I have no words for this
It seems that good Christian people who congregate peaceably for mass could be counted on to leave after the bad news without an armed show of force.
Armed guards?
There must be more to this story.
My church is an orthodox Episcopal church that does not support the ECUSA decisions about the gay bishop and there is a lot of talk about joining an Anglican diocese. However, the diocese owns the title to the building. It is very likely that the portion of the congregation that does not support ECUSA will have to move.
No. Its only the BEGINNING!
Would the Catholic Church have have hired armed guards shoot obviously good Catholics for the pieces of silver in the collection plate? What were armed guards even doing on consecrated ground?
Perhaps it would be better not to allow anyone to ever have this kind of control again!
I'm with you. There is a lot more here that we are not hearing.

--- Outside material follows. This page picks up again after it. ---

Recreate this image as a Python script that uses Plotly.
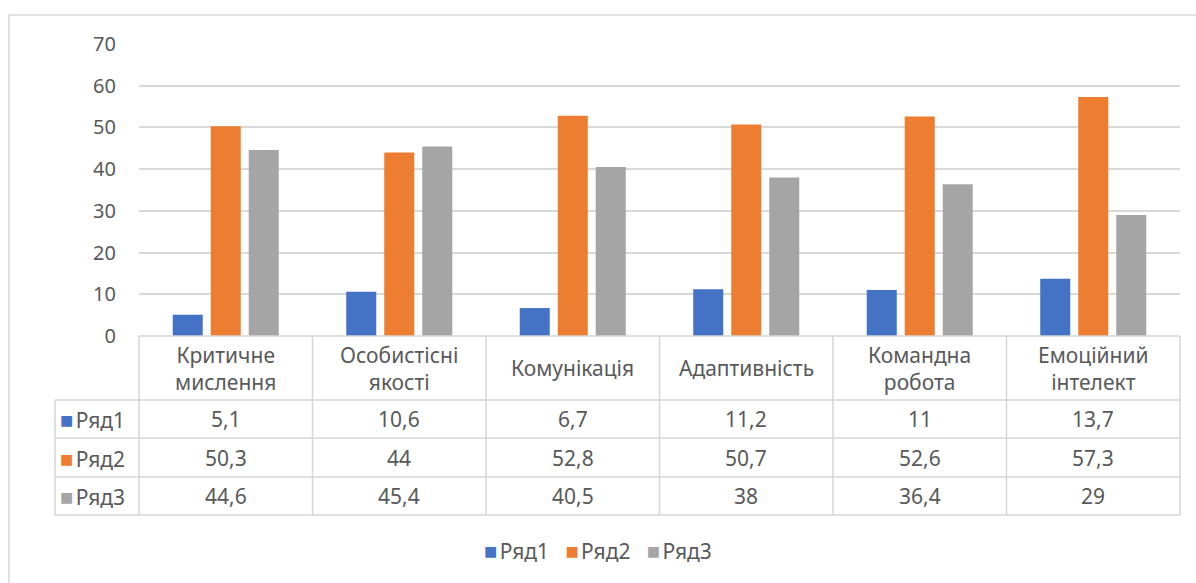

I'm a member of a Latin Mass community that holds our Masses in a church that has regular vernacular Masses at other times.
When I was teaching in Turkey, I attended Mass at a French church, which was used by Syrians to hold their Masses earlier on Sunday morning.
It can be done, and makes sense if the congregation, the Bishop, and the host church can get together on it.
It seems malitz is two-timing and so the ecclesiastical gangsters probably figured they'd close one of the two parishes and to hell with what the congregants thought.
The People from Holy Trinity _could_ go about a mile away to St.Emery's - again, historically Hungarian and almost in the same neighborhood (formerly aka 'Hunktown' and the neighborhood of my forebears) but they'd be in even worse shape since St.E's is _totally_ RC: fully in league with Big-Business Rome.
St.J-the-B's Byzantine is more than 10 miles away on the highway and is newer and in a suburban residential area - and unfortunately run by the same gun-toters they met in Fairfield.
Not to change the subject, but what is the value of this land ??? EMINENT DOMAIN ???
I don't think it's "eminent domain" if the property is owned by Big Business Rome. I think it's "selling the property to pay the lawyers to fight having to pay the families after diddling their kids".